>>

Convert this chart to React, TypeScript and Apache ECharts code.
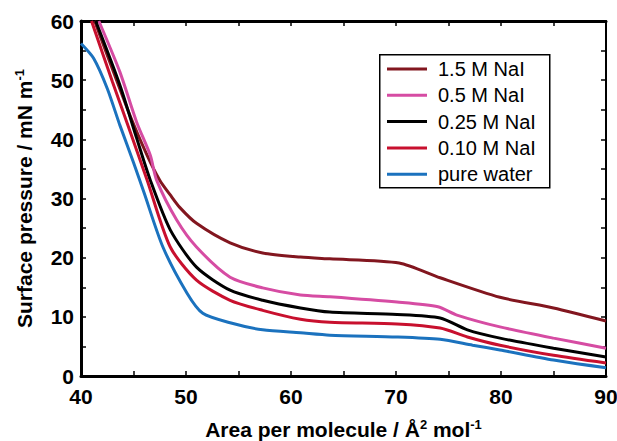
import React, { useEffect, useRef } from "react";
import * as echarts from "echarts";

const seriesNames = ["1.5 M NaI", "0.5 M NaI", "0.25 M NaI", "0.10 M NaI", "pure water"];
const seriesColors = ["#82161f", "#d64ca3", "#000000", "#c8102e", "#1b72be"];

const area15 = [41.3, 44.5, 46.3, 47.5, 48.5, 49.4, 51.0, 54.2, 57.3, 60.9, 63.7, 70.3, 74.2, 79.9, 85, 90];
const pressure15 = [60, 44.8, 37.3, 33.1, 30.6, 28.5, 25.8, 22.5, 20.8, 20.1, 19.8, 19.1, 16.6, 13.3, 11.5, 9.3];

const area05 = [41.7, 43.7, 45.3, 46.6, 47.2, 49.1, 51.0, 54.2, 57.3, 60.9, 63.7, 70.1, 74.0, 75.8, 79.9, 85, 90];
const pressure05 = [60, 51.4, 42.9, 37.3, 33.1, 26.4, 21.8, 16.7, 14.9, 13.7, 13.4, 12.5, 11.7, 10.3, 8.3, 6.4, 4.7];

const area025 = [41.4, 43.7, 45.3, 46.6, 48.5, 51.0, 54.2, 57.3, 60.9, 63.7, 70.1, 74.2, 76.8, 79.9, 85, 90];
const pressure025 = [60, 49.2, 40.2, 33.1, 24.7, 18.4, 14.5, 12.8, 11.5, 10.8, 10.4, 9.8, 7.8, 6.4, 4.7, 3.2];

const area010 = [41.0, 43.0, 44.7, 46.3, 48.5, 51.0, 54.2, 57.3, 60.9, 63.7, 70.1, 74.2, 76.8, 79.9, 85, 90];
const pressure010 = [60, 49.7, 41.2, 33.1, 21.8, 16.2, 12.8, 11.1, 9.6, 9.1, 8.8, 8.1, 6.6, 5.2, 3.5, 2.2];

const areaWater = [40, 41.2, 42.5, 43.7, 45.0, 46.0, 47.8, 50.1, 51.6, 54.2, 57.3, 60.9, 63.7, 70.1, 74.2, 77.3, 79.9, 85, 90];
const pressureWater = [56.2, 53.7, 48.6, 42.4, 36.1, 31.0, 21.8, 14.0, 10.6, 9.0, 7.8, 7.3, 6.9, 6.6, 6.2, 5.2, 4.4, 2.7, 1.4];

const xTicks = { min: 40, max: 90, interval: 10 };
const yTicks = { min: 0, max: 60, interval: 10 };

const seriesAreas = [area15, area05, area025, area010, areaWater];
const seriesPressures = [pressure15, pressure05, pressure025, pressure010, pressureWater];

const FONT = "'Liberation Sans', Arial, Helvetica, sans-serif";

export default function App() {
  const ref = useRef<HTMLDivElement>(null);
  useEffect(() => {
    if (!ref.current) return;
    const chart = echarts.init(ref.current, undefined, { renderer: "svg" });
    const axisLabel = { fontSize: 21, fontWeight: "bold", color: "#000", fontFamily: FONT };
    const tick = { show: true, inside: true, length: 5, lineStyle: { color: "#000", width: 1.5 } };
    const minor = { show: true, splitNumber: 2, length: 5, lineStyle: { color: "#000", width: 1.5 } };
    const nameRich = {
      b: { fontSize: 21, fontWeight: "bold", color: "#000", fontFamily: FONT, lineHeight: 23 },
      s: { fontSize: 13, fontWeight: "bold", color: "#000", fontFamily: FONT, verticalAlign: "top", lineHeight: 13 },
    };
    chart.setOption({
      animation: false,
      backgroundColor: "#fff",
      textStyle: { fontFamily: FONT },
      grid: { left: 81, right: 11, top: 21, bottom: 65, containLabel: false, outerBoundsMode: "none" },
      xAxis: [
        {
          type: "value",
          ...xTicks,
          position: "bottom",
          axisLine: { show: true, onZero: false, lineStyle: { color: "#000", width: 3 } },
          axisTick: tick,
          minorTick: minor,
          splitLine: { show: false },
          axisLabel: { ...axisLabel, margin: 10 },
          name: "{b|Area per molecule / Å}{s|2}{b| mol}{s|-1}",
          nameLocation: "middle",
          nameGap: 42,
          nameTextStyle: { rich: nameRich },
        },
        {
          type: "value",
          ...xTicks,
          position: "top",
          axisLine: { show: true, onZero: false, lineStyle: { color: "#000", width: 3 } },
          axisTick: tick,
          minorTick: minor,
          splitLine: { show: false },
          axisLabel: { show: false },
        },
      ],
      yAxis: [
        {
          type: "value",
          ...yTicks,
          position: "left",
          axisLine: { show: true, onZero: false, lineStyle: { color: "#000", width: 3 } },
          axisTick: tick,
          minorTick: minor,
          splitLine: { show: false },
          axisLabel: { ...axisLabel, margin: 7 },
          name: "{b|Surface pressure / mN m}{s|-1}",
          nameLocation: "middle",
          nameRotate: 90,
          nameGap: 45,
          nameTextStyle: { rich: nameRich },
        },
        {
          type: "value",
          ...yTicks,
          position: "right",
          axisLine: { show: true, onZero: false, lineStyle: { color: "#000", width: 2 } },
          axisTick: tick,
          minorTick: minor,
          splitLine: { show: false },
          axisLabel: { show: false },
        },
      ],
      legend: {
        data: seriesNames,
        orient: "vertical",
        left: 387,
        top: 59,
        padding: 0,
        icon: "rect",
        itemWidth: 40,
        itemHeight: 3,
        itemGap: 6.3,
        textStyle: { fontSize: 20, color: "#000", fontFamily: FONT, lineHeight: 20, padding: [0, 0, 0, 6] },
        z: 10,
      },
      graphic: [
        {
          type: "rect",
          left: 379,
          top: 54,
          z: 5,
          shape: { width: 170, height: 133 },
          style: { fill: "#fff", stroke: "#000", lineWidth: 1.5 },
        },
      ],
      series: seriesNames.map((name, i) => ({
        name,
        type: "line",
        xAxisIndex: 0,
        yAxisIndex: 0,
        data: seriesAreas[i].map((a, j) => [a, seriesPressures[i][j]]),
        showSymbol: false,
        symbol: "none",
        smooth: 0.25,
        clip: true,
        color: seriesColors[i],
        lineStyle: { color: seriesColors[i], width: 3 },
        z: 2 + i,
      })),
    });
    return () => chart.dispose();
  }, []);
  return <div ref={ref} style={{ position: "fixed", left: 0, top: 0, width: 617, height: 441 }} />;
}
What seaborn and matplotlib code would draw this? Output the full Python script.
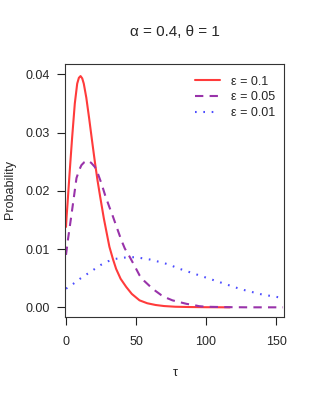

<<

Exercise prompt — Transcribe exactly, with no pictures, the lines running from the first line of the material through the line holding "60, interval: 10".

The reply —
Convert this chart to React, TypeScript and Apache ECharts code.
import React, { useEffect, useRef } from "react";
import * as echarts from "echarts";

const seriesNames = ["1.5 M NaI", "0.5 M NaI", "0.25 M NaI", "0.10 M NaI", "pure water"];
const seriesColors = ["#82161f", "#d64ca3", "#000000", "#c8102e", "#1b72be"];

const area15 = [41.3, 44.5, 46.3, 47.5, 48.5, 49.4, 51.0, 54.2, 57.3, 60.9, 63.7, 70.3, 74.2, 79.9, 85, 90];
const pressure15 = [60, 44.8, 37.3, 33.1, 30.6, 28.5, 25.8, 22.5, 20.8, 20.1, 19.8, 19.1, 16.6, 13.3, 11.5, 9.3];

const area05 = [41.7, 43.7, 45.3, 46.6, 47.2, 49.1, 51.0, 54.2, 57.3, 60.9, 63.7, 70.1, 74.0, 75.8, 79.9, 85, 90];
const pressure05 = [60, 51.4, 42.9, 37.3, 33.1, 26.4, 21.8, 16.7, 14.9, 13.7, 13.4, 12.5, 11.7, 10.3, 8.3, 6.4, 4.7];

const area025 = [41.4, 43.7, 45.3, 46.6, 48.5, 51.0, 54.2, 57.3, 60.9, 63.7, 70.1, 74.2, 76.8, 79.9, 85, 90];
const pressure025 = [60, 49.2, 40.2, 33.1, 24.7, 18.4, 14.5, 12.8, 11.5, 10.8, 10.4, 9.8, 7.8, 6.4, 4.7, 3.2];

const area010 = [41.0, 43.0, 44.7, 46.3, 48.5, 51.0, 54.2, 57.3, 60.9, 63.7, 70.1, 74.2, 76.8, 79.9, 85, 90];
const pressure010 = [60, 49.7, 41.2, 33.1, 21.8, 16.2, 12.8, 11.1, 9.6, 9.1, 8.8, 8.1, 6.6, 5.2, 3.5, 2.2];

const areaWater = [40, 41.2, 42.5, 43.7, 45.0, 46.0, 47.8, 50.1, 51.6, 54.2, 57.3, 60.9, 63.7, 70.1, 74.2, 77.3, 79.9, 85, 90];
const pressureWater = [56.2, 53.7, 48.6, 42.4, 36.1, 31.0, 21.8, 14.0, 10.6, 9.0, 7.8, 7.3, 6.9, 6.6, 6.2, 5.2, 4.4, 2.7, 1.4];

const xTicks = { min: 40, max: 90, interval: 10 };
const yTicks = { min: 0, max: 60, interval: 10 };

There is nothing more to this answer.